Steve, I had to smile at your metaphor, “Your journey is more of an iron-man competition than a 40-yard dash.” As a one-time Iron-man athlete myself, I know that without having the right “inner-circle,” it is almost impossible to finish the grueling competition. With an effective team, however, you do better than you ever thought possible, and you actually amaze yourself that you completed your goal! 🤩
I thought iron-man would be more apt than a “simple” marathon…since that is the normal cliche. Suzy, you picked on the subtlety of the difference. Well done!
One thing I’ve heard is that accept rates rise as you make it further along in the process. That is, an agented author looking for an editor is more likely (all other things being equal) to get accepted than an unagented author looking for an agent.
Steve, is that accurate?
(As with everything, this is all statistics, so “your mileage may vary”. But I personally find it helpful to at least a rough idea of what the odds are, just to help set expectations.)
I wish there was a way to quantify this business. But there isn’t.
We’ve had long time, heavily published, authors whose new book idea did not sell to anyone.
And I’ve seen authors who are unagented secure a deal on their own.
The best way to describe it is the phrase, “Success breeds success.” Thus crossing one success makes the next one that much more likely to happen. But there is never a guarantee.
I even had a case where a publisher made a contract offer on a book.

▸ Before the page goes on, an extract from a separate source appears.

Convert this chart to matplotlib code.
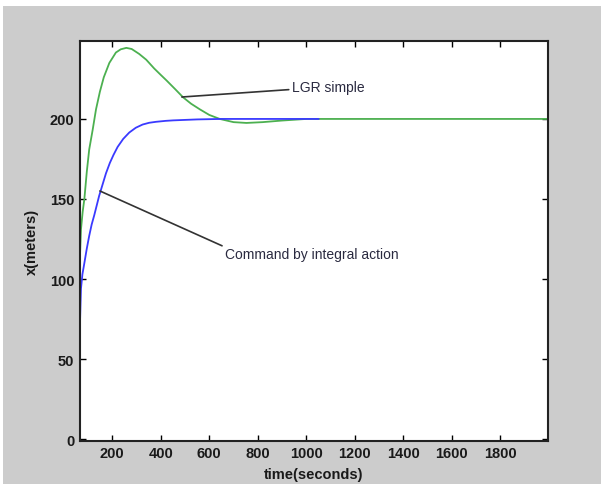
import matplotlib
matplotlib.use("Agg")
import matplotlib.pyplot as plt
from matplotlib.patches import Rectangle

t_lgr = [67, 71, 78, 85, 95, 105, 119, 133, 149, 165, 188, 215, 235, 258, 280, 311, 340, 373,
         400, 424, 460, 492, 525, 561, 600, 643, 700, 753, 820, 900, 1000, 1995]
x_lgr = [115, 131, 142, 150, 167, 181, 193, 206, 217, 226, 235, 241.5, 243.5, 244.4, 243.7, 240.6, 237, 231.5,
         227.5, 224, 218.5, 213.5, 209.5, 206, 202.5, 200, 198, 197.5, 198, 199, 200, 200]

t_int = [67, 69, 71, 77, 85, 95, 105, 115, 126, 136, 146, 160, 174, 190, 205, 222, 245, 270,
         297, 325, 352, 380, 420, 451, 500, 550, 650, 1050]
x_int = [73, 84, 94, 103, 110, 119, 127, 134, 140, 146, 152, 159, 166, 172.5, 177.5, 182.5, 187.5, 191.5,
         194.5, 196.5, 197.6, 198.2, 198.8, 199.1, 199.4, 199.7, 200, 200]

xticks = [200, 400, 600, 800, 1000, 1200, 1400, 1600, 1800]
yticks = [0, 50, 100, 150, 200]

plt.rcParams['font.family'] = ['Liberation Sans', 'DejaVu Sans']

fig = plt.figure(figsize=(6.01, 4.89), dpi=100, facecolor='white')
# grey window area, white strips on the top and left edges
fig.add_artist(Rectangle((3/601, 4/489), 598/601, 478/489, transform=fig.transFigure,
                         facecolor='#cccccc', edgecolor='none', zorder=-10))
ax = fig.add_axes([80/601, 47.3/489, 467.7/601, 399.4/489])
ax.set_facecolor('white')

ax.plot(t_lgr, x_lgr, color='#4cb050', lw=1.3)
ax.plot(t_int, x_int, color='#3a3aff', lw=1.3)

ax.annotate('LGR simple', xy=(487, 213.7), xytext=(939, 220), color='#2a2a40', fontsize=10,
            va='center', ha='left',
            arrowprops=dict(arrowstyle='-', color='#333333', lw=1.2, shrinkA=0, shrinkB=0))
ax.annotate('Command by integral action', xy=(149, 155), xytext=(664, 115.6), color='#2a2a40', fontsize=10,
            va='center', ha='left',
            arrowprops=dict(arrowstyle='-', color='#333333', lw=1.2, shrinkA=0, shrinkB=0,
                            relpos=(0, 1)))

ax.set_xlim(67, 1995)
ax.set_ylim(-1, 248.5)
ax.set_xticks(xticks)
ax.set_yticks(yticks)
ax.tick_params(direction='in', length=4, width=1, top=True, right=True, labelsize=10.5,
               labelcolor='#1a1a1a', pad=4)
for lab in ax.get_xticklabels() + ax.get_yticklabels():
    lab.set_fontweight('bold')
for s in ax.spines.values():
    s.set_linewidth(1.5)
    s.set_color('#222222')

ax.set_xlabel('time(seconds)', fontsize=10.5, color='#1a1a1a', labelpad=5, fontweight='bold')
ax.set_ylabel('x(meters)', fontsize=10.5, color='#1a1a1a', labelpad=8, fontweight='bold')

fig.savefig('out.png', dpi=100, facecolor=fig.get_facecolor())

A day later they withdrew the offer (just before we accepted it) saying they had second thoughts.
Another time a contract had been drawn up but during the negotiations things soured and the author chose to walk away.
Do this long enough and you’ll end up with stories, like I have, to illustrate every exception to the rule.
Thanks, appreciate the response.
Depend on agents I lost many times and waste my times on freelance.